Supplied data:
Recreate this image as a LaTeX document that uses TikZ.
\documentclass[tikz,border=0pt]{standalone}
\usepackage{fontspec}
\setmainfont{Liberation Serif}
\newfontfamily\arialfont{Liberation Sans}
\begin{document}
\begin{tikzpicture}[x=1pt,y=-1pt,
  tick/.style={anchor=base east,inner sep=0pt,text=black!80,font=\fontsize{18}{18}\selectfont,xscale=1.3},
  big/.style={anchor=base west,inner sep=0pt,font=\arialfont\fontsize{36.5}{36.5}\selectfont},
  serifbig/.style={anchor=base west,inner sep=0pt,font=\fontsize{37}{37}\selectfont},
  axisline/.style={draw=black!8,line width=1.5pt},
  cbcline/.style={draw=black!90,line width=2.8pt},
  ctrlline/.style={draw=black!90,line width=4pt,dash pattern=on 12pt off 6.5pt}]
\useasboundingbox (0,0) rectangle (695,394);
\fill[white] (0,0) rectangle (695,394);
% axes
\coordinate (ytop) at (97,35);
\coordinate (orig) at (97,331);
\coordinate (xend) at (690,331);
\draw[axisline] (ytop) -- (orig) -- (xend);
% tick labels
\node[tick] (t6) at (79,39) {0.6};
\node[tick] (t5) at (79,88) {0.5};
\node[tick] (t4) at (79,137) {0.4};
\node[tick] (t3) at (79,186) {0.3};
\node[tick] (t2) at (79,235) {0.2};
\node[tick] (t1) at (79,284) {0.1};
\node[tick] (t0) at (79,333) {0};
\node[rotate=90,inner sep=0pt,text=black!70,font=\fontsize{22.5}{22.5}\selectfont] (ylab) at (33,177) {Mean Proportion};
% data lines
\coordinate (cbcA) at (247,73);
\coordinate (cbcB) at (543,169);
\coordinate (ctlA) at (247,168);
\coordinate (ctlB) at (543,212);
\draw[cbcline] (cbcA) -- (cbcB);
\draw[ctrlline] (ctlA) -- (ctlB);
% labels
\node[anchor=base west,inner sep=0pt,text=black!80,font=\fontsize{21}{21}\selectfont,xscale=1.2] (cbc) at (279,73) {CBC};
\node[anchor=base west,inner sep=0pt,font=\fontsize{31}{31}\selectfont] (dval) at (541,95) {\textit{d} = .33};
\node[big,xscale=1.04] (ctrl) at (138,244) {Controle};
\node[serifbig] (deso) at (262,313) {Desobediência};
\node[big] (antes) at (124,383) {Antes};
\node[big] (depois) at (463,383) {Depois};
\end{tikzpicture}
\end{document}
---
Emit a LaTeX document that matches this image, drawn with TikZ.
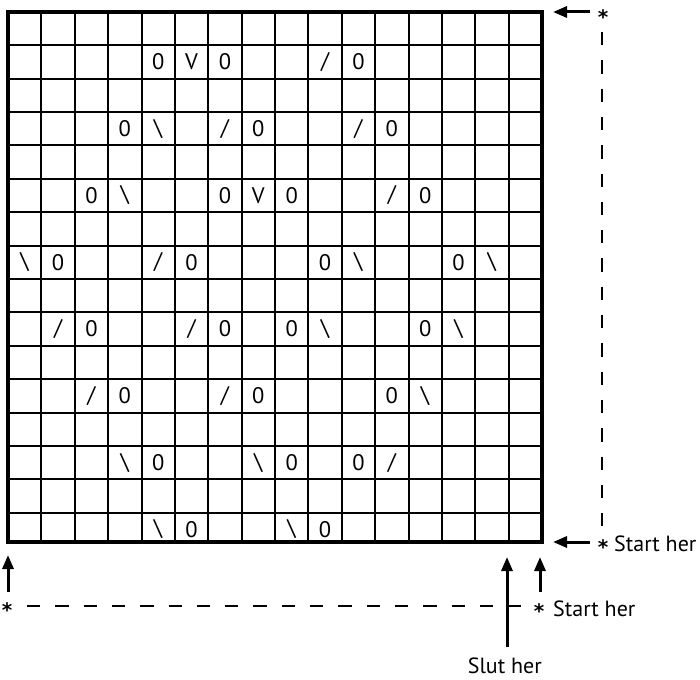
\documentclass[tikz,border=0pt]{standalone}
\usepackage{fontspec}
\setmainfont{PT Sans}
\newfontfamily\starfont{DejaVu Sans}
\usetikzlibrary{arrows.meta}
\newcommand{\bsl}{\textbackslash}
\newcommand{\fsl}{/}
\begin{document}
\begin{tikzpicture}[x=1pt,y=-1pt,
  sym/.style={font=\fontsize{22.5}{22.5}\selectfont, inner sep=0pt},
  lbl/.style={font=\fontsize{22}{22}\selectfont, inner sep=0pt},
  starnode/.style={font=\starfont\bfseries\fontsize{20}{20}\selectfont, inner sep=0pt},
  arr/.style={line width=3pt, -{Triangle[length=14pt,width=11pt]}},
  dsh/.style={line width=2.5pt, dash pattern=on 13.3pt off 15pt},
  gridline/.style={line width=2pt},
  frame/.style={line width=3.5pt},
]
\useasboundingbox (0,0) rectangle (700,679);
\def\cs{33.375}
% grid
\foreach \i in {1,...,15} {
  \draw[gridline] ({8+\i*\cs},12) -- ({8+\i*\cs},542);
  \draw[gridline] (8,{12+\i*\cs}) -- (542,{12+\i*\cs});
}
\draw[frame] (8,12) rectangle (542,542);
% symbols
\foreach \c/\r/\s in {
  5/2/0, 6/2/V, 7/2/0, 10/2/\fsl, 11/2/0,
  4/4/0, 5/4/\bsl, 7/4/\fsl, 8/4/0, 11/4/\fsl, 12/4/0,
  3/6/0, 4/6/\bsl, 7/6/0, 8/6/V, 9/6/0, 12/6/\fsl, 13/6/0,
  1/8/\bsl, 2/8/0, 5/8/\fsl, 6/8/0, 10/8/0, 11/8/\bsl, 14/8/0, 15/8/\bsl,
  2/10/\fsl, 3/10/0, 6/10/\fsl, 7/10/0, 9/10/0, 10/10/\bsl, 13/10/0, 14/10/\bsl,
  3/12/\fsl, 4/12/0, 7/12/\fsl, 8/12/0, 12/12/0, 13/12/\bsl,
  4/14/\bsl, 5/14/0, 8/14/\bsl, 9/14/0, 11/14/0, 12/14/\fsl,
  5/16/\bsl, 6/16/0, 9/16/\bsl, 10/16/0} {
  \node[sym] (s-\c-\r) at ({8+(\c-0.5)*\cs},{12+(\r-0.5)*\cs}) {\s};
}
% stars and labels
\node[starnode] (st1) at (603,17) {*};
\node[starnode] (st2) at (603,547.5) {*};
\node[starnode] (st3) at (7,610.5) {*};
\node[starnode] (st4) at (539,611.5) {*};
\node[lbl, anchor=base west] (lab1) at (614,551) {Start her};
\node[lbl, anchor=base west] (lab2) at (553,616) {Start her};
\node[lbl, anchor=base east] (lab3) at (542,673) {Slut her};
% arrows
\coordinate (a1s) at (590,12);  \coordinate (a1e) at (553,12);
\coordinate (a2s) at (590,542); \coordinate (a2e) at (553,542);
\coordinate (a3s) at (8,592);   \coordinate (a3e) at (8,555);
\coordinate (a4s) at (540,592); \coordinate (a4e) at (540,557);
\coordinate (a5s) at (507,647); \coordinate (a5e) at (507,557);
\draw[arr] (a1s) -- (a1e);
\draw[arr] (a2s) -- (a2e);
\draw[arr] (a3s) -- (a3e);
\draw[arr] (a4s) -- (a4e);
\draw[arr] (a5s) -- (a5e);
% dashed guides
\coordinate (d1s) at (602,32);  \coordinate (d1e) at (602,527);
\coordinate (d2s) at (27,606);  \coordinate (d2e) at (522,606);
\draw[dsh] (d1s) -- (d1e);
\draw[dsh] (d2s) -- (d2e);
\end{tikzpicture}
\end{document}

Task details: Copy each line that holds the word "LaTeX".

Problem solution:
Recreate this image as a LaTeX document that uses TikZ.
Emit a LaTeX document that matches this image, drawn with TikZ.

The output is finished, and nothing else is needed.